Evaluate Your Hair’s Elasticity
Elasticity refers to how easily your hair bounces back when you stretch the curls out. So take a few strands and stretch out the curl – if they don’t coil back fully, you need to give your hair more moisture.
Check your Curl Variance
If you have a mix of hair types, you may need to treat each section slightly differently. But that doesn’t mean you need to go shopping for a whole different set of products; you can usually use slightly more or less of a product to suit each section.
Curly Hair Type Quiz
If you need help figuring out your hair type in order to choose the right products and techniques, this curl type quiz can help you. It will not tell you what curl pattern you have, as that is not helpful to determine what your hair needs. It will give you a general idea of your porosity, density, and texture and provide some tips for products.
Curly Hair Types – FAQs
Identifying your curl type can be tricky, so here are the answers to some questions you might still have.
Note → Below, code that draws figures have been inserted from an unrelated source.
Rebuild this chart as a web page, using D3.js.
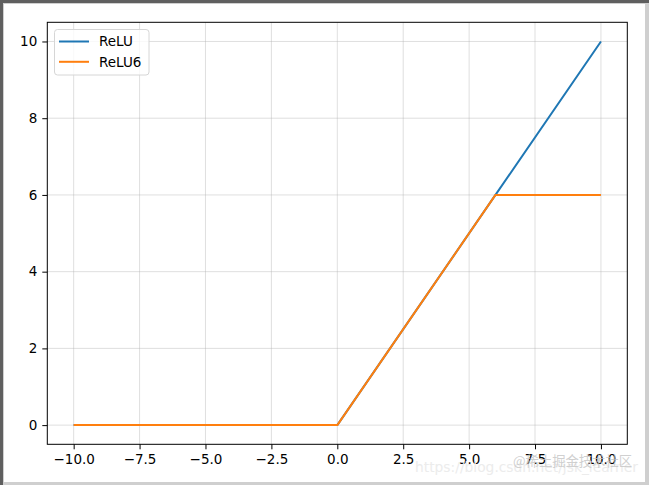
<!DOCTYPE html>
<html>
<head>
<meta charset="utf-8">
<script src="https://cdn.jsdelivr.net/npm/d3@7"></script>
<style>
  body { margin: 0; background: #fff; }
  text { font-family: "DejaVu Sans", sans-serif; }
</style>
</head>
<body>
<svg id="chart" width="649" height="485"></svg>
<script>
// data (break points of the two lines)
var xs = [-10, 0, 6, 10];
var relu = [0, 0, 6, 10];
var relu6 = [0, 0, 6, 6];
var xTicks = [-10, -7.5, -5, -2.5, 0, 2.5, 5, 7.5, 10];
var yTicks = [0, 2, 4, 6, 8, 10];
var seriesNames = ["ReLU", "ReLU6"];
var colors = ["#1f77b4", "#ff7f0e"];

var svg = d3.select("#chart"),
    width = +svg.attr("width"),
    height = +svg.attr("height");

// window frame
svg.append("rect").attr("width", width).attr("height", height).attr("fill", "#5f5f5f");
svg.append("rect").attr("x", 3).attr("y", 3).attr("width", width - 3).attr("height", height - 3).attr("fill", "#cfcfcf");
svg.append("rect").attr("x", 4).attr("y", 4).attr("width", width - 8).attr("height", height - 7).attr("fill", "#fff");

var pLeft = 47.3, pRight = 627.3, pTop = 22.3, pBottom = 444.3;
var x = d3.scaleLinear().domain([-11, 11]).range([pLeft, pRight]);
var y = d3.scaleLinear().domain([-0.5, 10.5]).range([pBottom, pTop]);

// grid
svg.append("g").selectAll("line").data(xTicks).enter().append("line")
  .attr("x1", function(d){ return x(d); }).attr("x2", function(d){ return x(d); })
  .attr("y1", pTop).attr("y2", pBottom)
  .attr("stroke", "#b0b0b0").attr("stroke-opacity", 0.5).attr("stroke-width", 0.8);
svg.append("g").selectAll("line").data(yTicks).enter().append("line")
  .attr("y1", function(d){ return y(d); }).attr("y2", function(d){ return y(d); })
  .attr("x1", pLeft).attr("x2", pRight)
  .attr("stroke", "#b0b0b0").attr("stroke-opacity", 0.5).attr("stroke-width", 0.8);

// axes
var xAxis = svg.append("g").attr("transform", "translate(0," + pBottom + ")")
  .call(d3.axisBottom(x).tickValues(xTicks).tickSize(5).tickPadding(5)
    .tickFormat(function(d){ return d3.format(".1f")(d).replace("-", "\u2212"); }));
var yAxis = svg.append("g").attr("transform", "translate(" + pLeft + ",0)")
  .call(d3.axisLeft(y).tickValues(yTicks).tickSize(5).tickPadding(5).tickFormat(d3.format("d")));
[xAxis, yAxis].forEach(function(a){
  a.select(".domain").remove();
  a.selectAll("line").attr("stroke", "#000").attr("stroke-width", 1);
  a.selectAll("text").attr("fill", "#000").style("font-size", "13.5px").style("font-family", "DejaVu Sans");
});

// lines
var line = d3.line()
  .x(function(d){ return x(d[0]); })
  .y(function(d){ return y(d[1]); });
[relu, relu6].forEach(function(s, i){
  svg.append("path")
    .datum(xs.map(function(v, j){ return [v, s[j]]; }))
    .attr("fill", "none")
    .attr("stroke", colors[i])
    .attr("stroke-width", 2)
    .attr("stroke-linejoin", "round")
    .attr("d", line);
});

// frame of axes
svg.append("rect").attr("x", pLeft).attr("y", pTop)
  .attr("width", pRight - pLeft).attr("height", pBottom - pTop)
  .attr("fill", "none").attr("stroke", "#000").attr("stroke-width", 1);

// legend
var lg = svg.append("g");
lg.append("rect").attr("x", 54.5).attr("y", 29.5).attr("width", 94.5).attr("height", 45.5)
  .attr("rx", 3).attr("fill", "#fff").attr("fill-opacity", 0.8)
  .attr("stroke", "#d6d6d6").attr("stroke-width", 1);
seriesNames.forEach(function(n, i){
  var ly = 41.5 + i * 20.3;
  lg.append("line").attr("x1", 59).attr("x2", 89).attr("y1", ly).attr("y2", ly)
    .attr("stroke", colors[i]).attr("stroke-width", 2);
  lg.append("text").attr("x", 99).attr("y", ly).attr("dy", "0.36em")
    .style("font-size", "13.5px").attr("fill", "#000").text(n);
});

// faint watermark
svg.append("text").attr("x", 415).attr("y", 472).style("font-size", "13.5px")
  .attr("textLength", 223).attr("lengthAdjust", "spacingAndGlyphs")
  .attr("fill", "#ececec").text("https://blog.csdn.net/jsk_learner");
svg.append("text").attr("x", 513).attr("y", 466).style("font-size", "13.5px")
  .attr("textLength", 119).attr("lengthAdjust", "spacingAndGlyphs")
  .style("font-family", "Noto Sans CJK SC").attr("fill", "#c4c4c4").attr("fill-opacity", 0.8)
  .text("@稀土掘金技术社区");
</script>
</body>
</html>
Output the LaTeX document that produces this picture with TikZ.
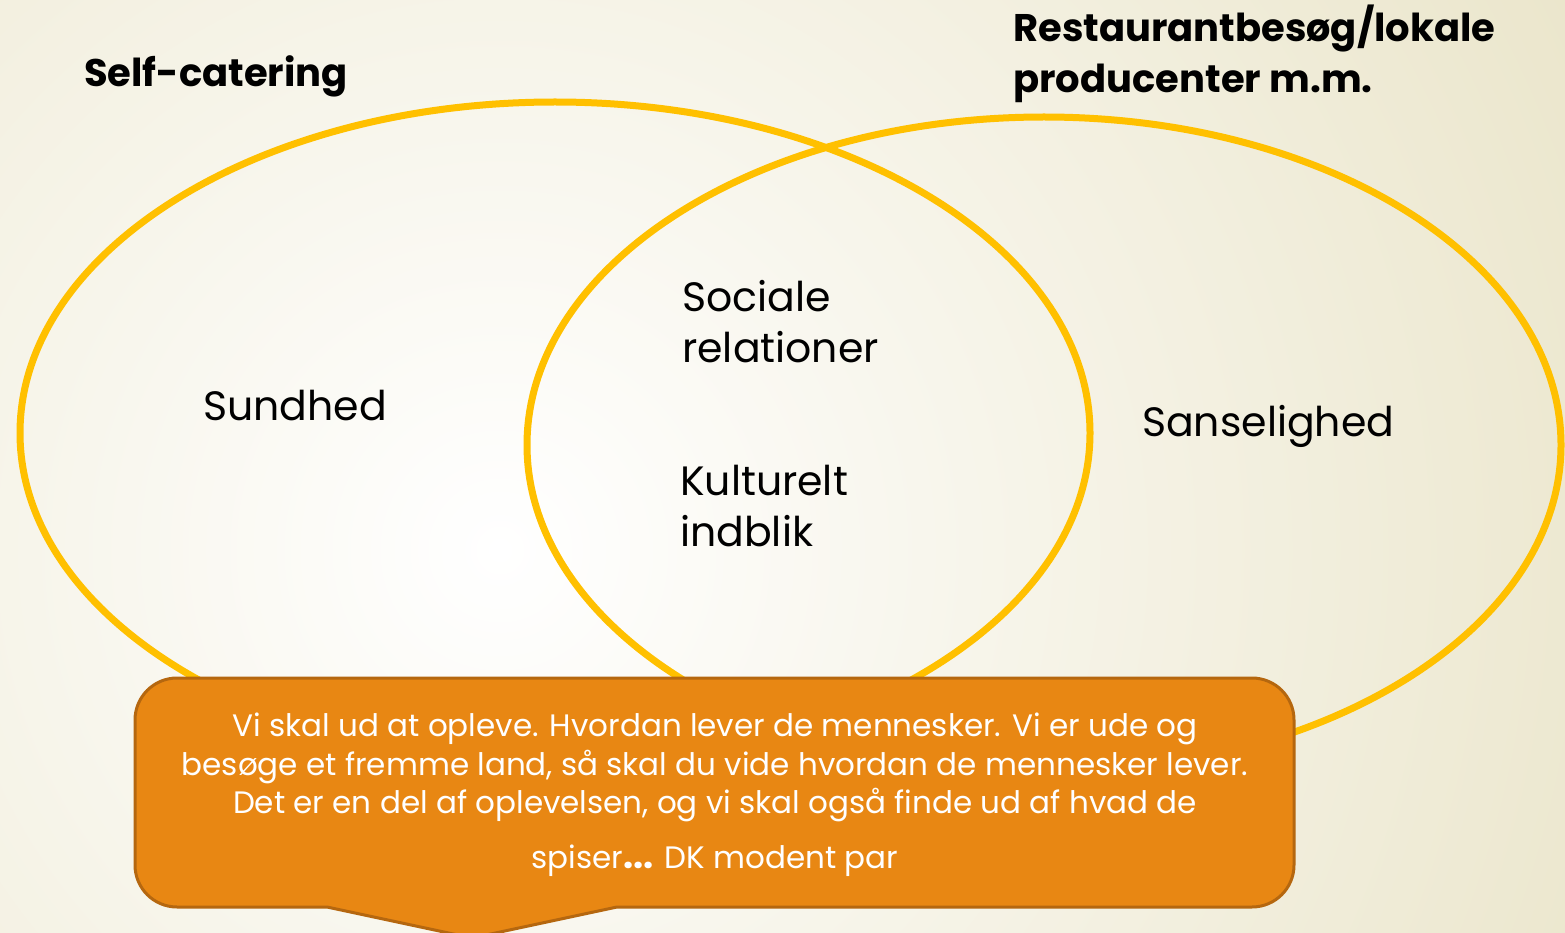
\documentclass[tikz,border=0pt]{standalone}
\usepackage{fontspec}
\setmainfont{Poppins}
\usetikzlibrary{positioning}
\definecolor{gold}{HTML}{FFC000}
\definecolor{callfill}{HTML}{E88713}
\definecolor{callline}{HTML}{B5670F}
\definecolor{bgbeige}{HTML}{EBE6CC}

\begin{document}
\begin{tikzpicture}[x=1pt, y=-1pt,
  ring/.style={draw=gold, line width=7pt},
  head/.style={anchor=base west, align=left, inner sep=0pt, font=\fontsize{38.5}{51}\selectfont\bfseries},
  word/.style={anchor=base west, align=left, inner sep=0pt, font=\fontsize{41}{51}\selectfont},
  callout/.style={fill=callfill, draw=callline, line width=3pt},
  quote/.style={anchor=base, align=center, inner sep=0pt, text=white, font=\fontsize{31}{38.5}\selectfont}]
  \useasboundingbox (0,0) rectangle (1565,933);
  \begin{scope}
    \clip (0,0) rectangle (1565,933);
    \shade[inner color=white, outer color=bgbeige] (-700,-650) rectangle (1700,1750);
  \end{scope}
  \draw[ring] (555,433) ellipse [x radius=535pt, y radius=331pt];
  \draw[ring] (1044,445) ellipse [x radius=517pt, y radius=328pt];
  \node[head] (selfcat) at (84,87) {Self-catering};
  \node[head] (resto) at (1013,93) {Restaurantbesøg/lokale\\producenter m.m.};
  \node[word] (sund) at (203,420) {Sundhed};
  \node[word] (social) at (682,362) {Sociale\\relationer};
  \node[word] (kultur) at (680,546) {Kulturelt\\indblik};
  \node[word] (sanse) at (1142,436) {Sanselighed};
  \draw[callout] (472,938) -- (617,907) [rounded corners=42pt] -- (1294,907) -- (1294,678)
    -- (135,678) -- (135,907) [sharp corners] -- (327,907) -- cycle;
  \node[quote] (citat) at (715,868) {Vi skal ud at opleve. Hvordan lever de mennesker. Vi er ude og\\
    besøge et fremme land, så skal du vide hvordan de mennesker lever.\\
    Det er en del af oplevelsen, og vi skal også finde ud af hvad de\\[16pt]
    spiser\textbf{\fontsize{36}{38}\selectfont...} DK modent par};
\end{tikzpicture}
\end{document}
Is It Possible to Have Multiple Curl Patterns?
Most people will have a mix of curl types; for example, you might mainly have 3B curls but have 3C hair at the back of your neck. And your strands might be finer and more fragile in some areas.
But generally, one curl type will dominate your hair, which you should use as a starting point to help you choose products and styling techniques.
Should Your Hair Be Wet or Dry to Determine Its Curl Pattern?
The weight of the water on wet hair will change your curl pattern temporarily. Apply a curl-defining gel to your dry hair and let it dry before identifying your curl pattern.
Is 2C Hair Curly or Wavy?
2C is the last of the wavy hair types and can border on curly hair. However, the strands don’t twist together to form springs, which differentiates 2C waves from curly hair.
Final Thoughts: Identifying Curl Types
Knowing your hair type is one of the most essential pieces of information to help you care for your locks properly. It will help you understand how to wash and style your hair and choose the best hair care products.
Of course, there’s more to good hair care than simply knowing your hair type. You must also consider factors like your hair porosity, elasticity, and curl variance.
But following the information in this guide will help you better understand your hair’s needs, which is a great starting point for beautiful hair.